Pennsylvania’s Little Wretches has carved out a niche for themselves in the Americana/roots music community based on exceptional playing talents and idiosyncratic songwriting. The band’s 2020 album Undesirables and Anarchists racked up impressive sales, garnered critical praises from multiple outlets, and rode higher still thanks to its memorable single “The Ballad of Johnny Blowtorch”.
The band’s new collection Red Beets & Horseradish is a sprawling thirteen-song smorgasbord featuring ten songs alone from primary writer Robert Andrew Wagner’s pen. It’s far from a glorified solo vehicle, however. It opens with backing vocalist Jack Erdie’s songwriting contribution “Rise”, working in some traditional lyrics along the way. The song’s steady pace and the pleasing, unforced vocal harmonies are among the keys to the track’s success, but Erdie’s writing embraces fundamentals certain to satisfy many.

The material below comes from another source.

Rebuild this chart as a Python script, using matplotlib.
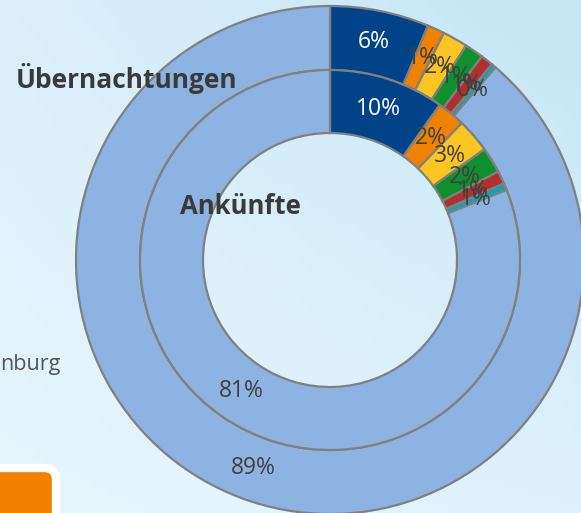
import numpy as np
import matplotlib.pyplot as plt
from matplotlib.patches import FancyBboxPatch
from matplotlib.colors import to_rgb

# data
segments = ["A", "B", "C", "D", "E", "F", "Rest"]
uebernachtungen = [6.3, 1.1, 1.6, 1.2, 0.8, 0.3, 88.7]
ankuenfte = [9.8, 2.4, 2.9, 2.2, 1.1, 0.6, 81.0]
colors = ["#004388", "#f08200", "#fdc520", "#0f902f", "#b0302f", "#10a2b7", "#8db3e2"]

W, H = 581, 513
fig = plt.figure(figsize=(W / 100, H / 100), dpi=100)
ax = fig.add_axes([0, 0, 1, 1])
ax.set_axis_off()

# background gradient (bilinear between corner colours)
tl, tr = np.array(to_rgb("#dbeffa")), np.array(to_rgb("#c4e6f5"))
bl, br = np.array(to_rgb("#e7f6fd")), np.array(to_rgb("#def2fb"))
u = np.linspace(0, 1, 64)[None, :, None]
v = np.linspace(0, 1, 64)[:, None, None]
grad = (1 - v) * ((1 - u) * tl + u * tr) + v * ((1 - u) * bl + u * br)
ax.imshow(grad, extent=(0, W, 0, H), origin="upper", aspect="auto", zorder=0)

cx, cy = 330, H - 260
r_out, r_mid, r_in = 254, 190, 127
font = "Open Sans"
edge = dict(edgecolor="#808080", linewidth=1.6)

def ring(values, radius, width):
    wedges, texts, autotexts = ax.pie(
        values, colors=colors, radius=radius, center=(cx, cy),
        startangle=90, counterclock=False, autopct="%1.0f%%",
        pctdistance=(radius - width / 2) / radius,
        wedgeprops=dict(width=width, **edge),
        textprops=dict(fontsize=16.5, color="#404040", family=font))
    autotexts[0].set_color("white")
    for w in wedges:
        w.set_zorder(2)
    for t in autotexts:
        t.set_zorder(3)

ring(uebernachtungen, r_out, r_out - r_mid)
ring(ankuenfte, r_mid, r_mid - r_in)

ax.set_xlim(0, W)
ax.set_ylim(0, H)
ax.set_aspect("auto")

ax.text(16, H - 88, "Übernachtungen", fontsize=19, fontweight="bold",
        color="#3a3a3a", family=font, ha="left", va="baseline", zorder=4)
ax.text(180, H - 214, "Ankünfte", fontsize=18.5, fontweight="bold",
        color="#3a3a3a", family=font, ha="left", va="baseline", zorder=4)
ax.text(0, H - 370, "nburg", fontsize=15.5, color="#555555", family=font,
        ha="left", va="baseline", zorder=4)

box = FancyBboxPatch((-40, -40), 96, H - 468 + 40,
                     boxstyle="round,pad=0,rounding_size=12",
                     facecolor="#f08200", edgecolor="white", linewidth=6,
                     zorder=4)
ax.add_patch(box)

fig.savefig("out.png", dpi=100)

“Lovingkindness” has an ultimately hopeful message, but the amount of lyrical fire running through the verses may surprise some. Wagner has an outstanding observational eye and his penchant for significant detail is notable. It gains even more from his emphatic delivery. The harmonica leaps out because, in part, it carries much more of the song’s melody rather than serving as embellishment exclusively.
Wagner and company rock out with the album’s third track “Palms and Crosses”. “Rock out” should be qualified as Little Wretches focuses on groove and melody much more than empty six-string histrionics. The chorus hits with a wallop. “Nothing Was Given to Me” shows the band’s idiosyncratic nature in full flower. Spoken word delivery dominates much of the track and Wagner leads listeners through a narrative/character study projecting confidence at every turn. The band scatters brief passages of singing throughout the arrangement and their presence brings needed familiarity for some.

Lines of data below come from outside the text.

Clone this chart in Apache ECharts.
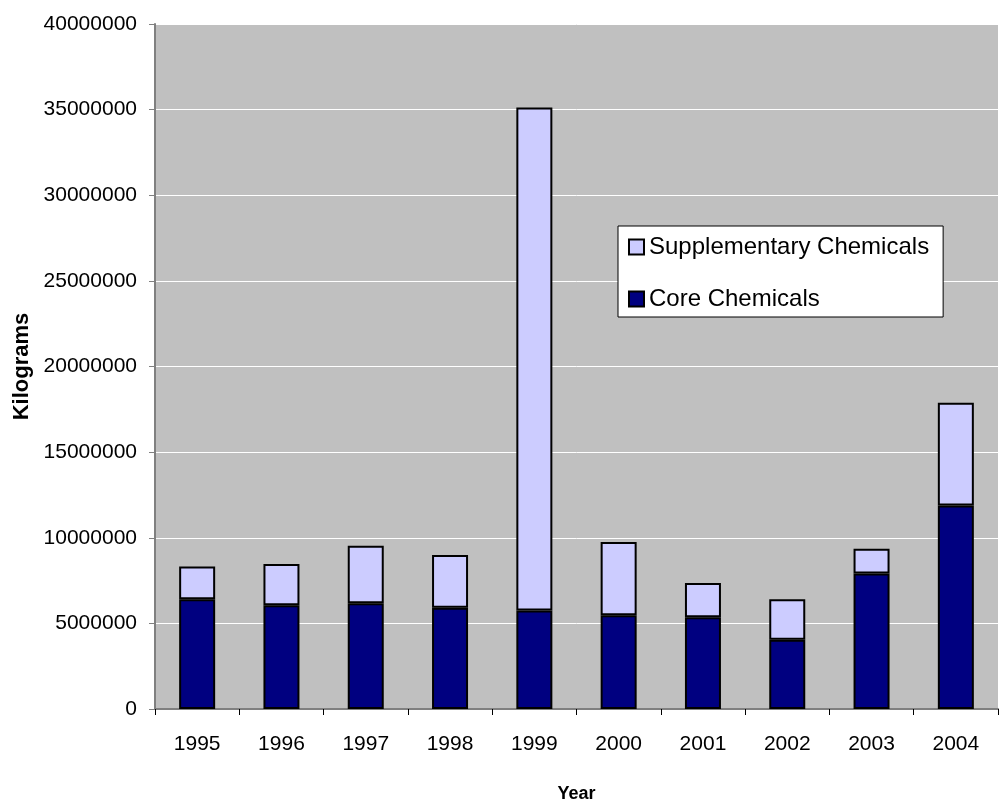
<!DOCTYPE html>
<html>
<head>
<meta charset="utf-8">
<script src="https://cdn.jsdelivr.net/npm/echarts@6/dist/echarts.min.js"></script>
<style>
  html, body { margin: 0; padding: 0; background: #fff; }
  #chart { width: 1000px; height: 803px; }
</style>
</head>
<body>
<div id="chart"></div>
<script>
const years = ['1995', '1996', '1997', '1998', '1999', '2000', '2001', '2002', '2003', '2004'];
const coreChemicals = [6410000, 6060000, 6180000, 5910000, 5750000, 5480000, 5360000, 4040000, 7910000, 11890000];
const supplementaryChemicals = [1910000, 2400000, 3350000, 3080000, 29380000, 4270000, 2000000, 2370000, 1450000, 6000000];

const font = '"Liberation Sans", Arial, sans-serif';

const chart = echarts.init(document.getElementById('chart'));

const option = {
  animation: false,
  backgroundColor: '#ffffff',
  textStyle: { fontFamily: font },
  grid: {
    left: 155,
    right: 2,
    top: 24,
    bottom: 94,
    outerBoundsMode: 'none',
    show: true,
    backgroundColor: '#C0C0C0',
    borderWidth: 0,
  },
  legend: {
    orient: 'vertical',
    left: 618,
    top: 226,
    padding: [9, 14, 6, 10],
    itemGap: 28,
    itemWidth: 15,
    itemHeight: 15,
    icon: 'rect',
    backgroundColor: '#ffffff',
    borderColor: '#000000',
    borderWidth: 1,
    borderRadius: 0,
    data: ['Supplementary Chemicals', 'Core Chemicals'],
    textStyle: { fontFamily: font, fontSize: 24, color: '#000' },
  },
  xAxis: {
    type: 'category',
    data: years,
    name: 'Year',
    nameLocation: 'middle',
    nameGap: 76,
    nameTextStyle: { fontFamily: font, fontSize: 18, fontWeight: 'bold', color: '#000' },
    axisLine: { lineStyle: { color: '#808080', width: 2 } },
    axisTick: { show: true, length: 6, lineStyle: { color: '#000' } },
    axisLabel: { fontFamily: font, fontSize: 21, color: '#000', margin: 25 },
    splitLine: { show: false },
  },
  yAxis: {
    type: 'value',
    min: 0,
    max: 40000000,
    interval: 5000000,
    name: 'Kilograms',
    nameLocation: 'middle',
    nameGap: 122,
    nameTextStyle: { fontFamily: font, fontSize: 22, fontWeight: 'bold', color: '#000' },
    axisLine: { show: true, lineStyle: { color: '#808080', width: 2 } },
    axisTick: { show: true, length: 6, lineStyle: { color: '#808080' } },
    axisLabel: {
      fontFamily: font,
      fontSize: 21,
      color: '#000',
      margin: 18,
      formatter: (v) => String(v),
    },
    splitLine: { show: true, lineStyle: { color: '#ffffff', width: 1 } },
  },
  series: [
    {
      name: 'Core Chemicals',
      type: 'bar',
      stack: 'total',
      barWidth: 36,
      data: coreChemicals,
      itemStyle: { color: '#000080', borderColor: '#000000', borderWidth: 2 },
    },
    {
      name: 'Supplementary Chemicals',
      type: 'bar',
      stack: 'total',
      barWidth: 36,
      data: supplementaryChemicals,
      itemStyle: { color: '#CCCCFF', borderColor: '#000000', borderWidth: 2 },
    },
  ],
};

chart.setOption(option);
</script>
</body>
</html>
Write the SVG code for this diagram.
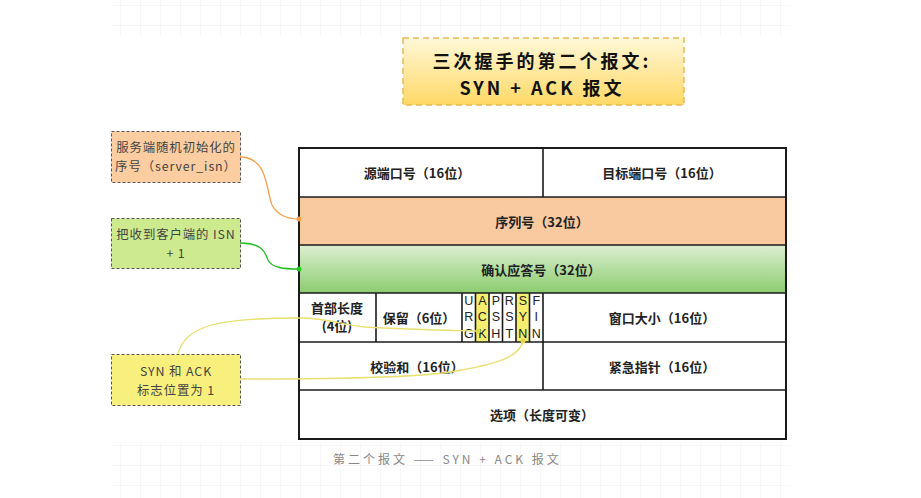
<svg xmlns="http://www.w3.org/2000/svg" width="921" height="498" viewBox="0 0 921 498">
  <defs>
    <pattern id="grid" width="20" height="20" patternUnits="userSpaceOnUse" x="0" y="5">
      <path d="M0 0H20M0 0V20" fill="none" stroke="#e9e9e9" stroke-width="1"/>
    </pattern>
    <linearGradient id="titleGrad" x1="0" y1="0" x2="0" y2="1">
      <stop offset="0" stop-color="#fff8d8"/>
      <stop offset="1" stop-color="#ffd966"/>
    </linearGradient>
    <linearGradient id="greenGrad" x1="0" y1="0" x2="0" y2="1">
      <stop offset="0" stop-color="#dcefd2"/>
      <stop offset="1" stop-color="#8ccc6e"/>
    </linearGradient>
    <style>
      .cell { font-family: "Noto Sans CJK SC", "Noto Sans", sans-serif; font-size: 13px; font-weight: bold; fill: #222; text-anchor: middle; }
      .note { font-family: "Noto Sans CJK SC", "Noto Sans", sans-serif; font-size: 12.4px; letter-spacing: 0.9px; fill: #444; text-anchor: middle; }
      .title { font-family: "Noto Sans CJK SC", sans-serif; font-size: 18px; font-weight: bold; letter-spacing: 3px; fill: #111; text-anchor: middle; }
      .flag { font-family: "Liberation Sans", sans-serif; font-size: 12.5px; fill: #222; text-anchor: middle; }
      .border { fill: none; stroke: #1a1a1a; stroke-width: 2; }
      .div { stroke: #1a1a1a; stroke-width: 1.6; }
      .notebox { stroke: #555; stroke-width: 1; stroke-dasharray: 3 2; }
    </style>
  </defs>

  <rect width="921" height="498" fill="#ffffff"/>
  <rect x="112" y="0" width="678" height="36" fill="url(#grid)" opacity="0.8"/>
  <rect x="112" y="442" width="678" height="56" fill="url(#grid)" opacity="0.8"/>

  <g id="title">
    <rect x="403" y="38" width="281" height="67" fill="url(#titleGrad)" stroke="#e6bb55" stroke-width="1.5" stroke-dasharray="6 4"/>
    <text class="title" x="542" y="68">三次握手的第二个报文:</text>
    <text class="title" x="542" y="95">SYN + ACK 报文</text>
  </g>

  <g id="row-ports">
    <rect x="299" y="148" width="487" height="49" fill="#ffffff"/>
    <line class="div" x1="543" y1="148" x2="543" y2="197"/>
    <text class="cell" x="417" y="178">源端口号（16位）</text>
    <text class="cell" x="662" y="178">目标端口号（16位）</text>
  </g>

  <g id="row-seq">
    <rect x="299" y="197" width="487" height="48" fill="#f9c9a0"/>
    <text class="cell" x="542" y="227">序列号（32位）</text>
  </g>

  <g id="row-ack">
    <rect x="299" y="245" width="487" height="48" fill="url(#greenGrad)"/>
    <text class="cell" x="541" y="275">确认应答号（32位）</text>
  </g>

  <g id="row-flags">
    <rect x="299" y="293" width="487" height="49" fill="#ffffff"/>
    <rect x="475.5" y="293" width="13.5" height="49" fill="#f6ee6e"/>
    <rect x="516" y="293" width="13.5" height="49" fill="#f6ee6e"/>
    <line class="div" x1="376" y1="293" x2="376" y2="342"/>
    <line class="div" x1="462" y1="293" x2="462" y2="342"/>
    <line class="div" x1="475.5" y1="293" x2="475.5" y2="342" stroke-width="1.2"/>
    <line class="div" x1="489" y1="293" x2="489" y2="342" stroke-width="1.2"/>
    <line class="div" x1="502.5" y1="293" x2="502.5" y2="342" stroke-width="1.2"/>
    <line class="div" x1="516" y1="293" x2="516" y2="342" stroke-width="1.2"/>
    <line class="div" x1="529.5" y1="293" x2="529.5" y2="342" stroke-width="1.2"/>
    <line class="div" x1="543" y1="293" x2="543" y2="342"/>
    <text class="cell" x="337" y="313">首部长度</text>
    <text class="cell" x="337" y="331">(4位)</text>
    <text class="cell" x="419" y="323">保留（6位）</text>
    <text class="flag" x="468.8" y="305">U</text>
    <text class="flag" x="468.8" y="321">R</text>
    <text class="flag" x="468.8" y="338">G</text>
    <text class="flag" x="482.3" y="305">A</text>
    <text class="flag" x="482.3" y="321">C</text>
    <text class="flag" x="482.3" y="338">K</text>
    <text class="flag" x="495.8" y="305">P</text>
    <text class="flag" x="495.8" y="321">S</text>
    <text class="flag" x="495.8" y="338">H</text>
    <text class="flag" x="509.3" y="305">R</text>
    <text class="flag" x="509.3" y="321">S</text>
    <text class="flag" x="509.3" y="338">T</text>
    <text class="flag" x="522.8" y="305">S</text>
    <text class="flag" x="522.8" y="321">Y</text>
    <text class="flag" x="522.8" y="338">N</text>
    <text class="flag" x="536.3" y="305">F</text>
    <text class="flag" x="536.3" y="321">I</text>
    <text class="flag" x="536.3" y="338">N</text>
    <text class="cell" x="662" y="323">窗口大小（16位）</text>
  </g>

  <g id="row-checksum">
    <rect x="299" y="342" width="487" height="48" fill="#ffffff"/>
    <line class="div" x1="543" y1="342" x2="543" y2="390"/>
    <text class="cell" x="417" y="372">校验和（16位）</text>
    <text class="cell" x="662" y="372">紧急指针（16位）</text>
  </g>

  <g id="row-options">
    <rect x="299" y="390" width="487" height="49" fill="#ffffff"/>
    <text class="cell" x="542" y="420">选项（长度可变）</text>
  </g>

  <g id="table-lines">
    <rect class="border" x="299" y="148" width="487" height="291"/>
    <line class="div" x1="299" y1="197" x2="786" y2="197"/>
    <line class="div" x1="299" y1="245" x2="786" y2="245"/>
    <line class="div" x1="299" y1="293" x2="786" y2="293"/>
    <line class="div" x1="299" y1="342" x2="786" y2="342"/>
    <line class="div" x1="299" y1="390" x2="786" y2="390"/>
  </g>

  <g id="note-seq">
    <rect class="notebox" x="111.5" y="131.5" width="129" height="51" fill="#fccda0"/>
    <text class="note" x="176" y="152">服务端随机初始化的</text>
    <text class="note" x="176" y="170.5">序号（server_isn）</text>
  </g>

  <g id="note-ack">
    <rect class="notebox" x="111.5" y="218.5" width="129" height="50" fill="#cdea8e"/>
    <text class="note" x="176" y="239">把收到客户端的 ISN</text>
    <text class="note" x="176" y="257.5">+ 1</text>
  </g>

  <g id="note-flags">
    <rect class="notebox" x="111.5" y="354.5" width="129" height="51" fill="#f8f07c"/>
    <text class="note" x="176" y="376">SYN 和 ACK</text>
    <text class="note" x="176" y="394.5">标志位置为 1</text>
  </g>

  <g id="connectors" fill="none" stroke-width="1.3">
    <path d="M240 157 C268 157 266 190 272 205 C278 216 288 219 299 219" stroke="#f0a04a"/>
    <circle cx="299" cy="219" r="2.5" fill="#f0a04a" stroke="none"/>
    <path d="M240 243 C262 243 265 252 268 260 C272 268 284 269 299 269" stroke="#22bb22"/>
    <circle cx="299" cy="269" r="2.5" fill="#22cc22" stroke="none"/>
    <path d="M178 354 C186 326 215 318 300 318 C330 318 340 325 365 327 C400 329 440 330 478 331" stroke="#e8e070"/>
    <circle cx="478" cy="331" r="2.5" fill="#e0d84a" stroke="none"/>
    <path d="M240 379 C330 379 420 377 450 372 C500 364 520 356 523 341" stroke="#e8e070"/>
    <circle cx="523" cy="341" r="2.5" fill="#e0d84a" stroke="none"/>
  </g>

  <text x="333" y="464" font-family="Noto Sans CJK SC, sans-serif" font-size="12" fill="#888" letter-spacing="3">第二个报文 —— SYN + ACK 报文</text>
</svg>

Little Wretches’ unique mix of seamless and slightly disjointed vocal harmonies is a hallmark of these songs and continues with the track “Heaven Was Open”. Harmonica makes its presence felt once again while Wagner and company explore solidly electric folk territory. The chorus and its payoff line are highlights once again. There’s a lot more going on than meets the eye with the lyrics for “It’s Raining” and the elegantly simple arrangement complements it wonderfully.
The band’s storytelling talents command the spotlight again with “Old Lillian’s Story”. It’s another theatrically inclined piece built on Wagner’s spoken-word vocals and the musical accompaniment is spartan. It doesn’t mean, however, that the music is an afterthought. Little Wretches handled the album’s production duties and they do a fantastic job capturing the song’s acoustic guitar.
They end the album with “It’s All Between Me and God”. Many listeners will rank this among Red Bets & Horseradish’s finest moments and it’s easy to hear why. The song is full-throated folk rock and boasts a well-rounded sound that never wavers, but the crowning touch comes from Wagner’s lyrics. He’s discovered his own twist on everyday language and imagery that freshens familiar tropes. It’s a rare gift and Red Beets & Horseradish may be the moment when that gift finds the audience it deserves.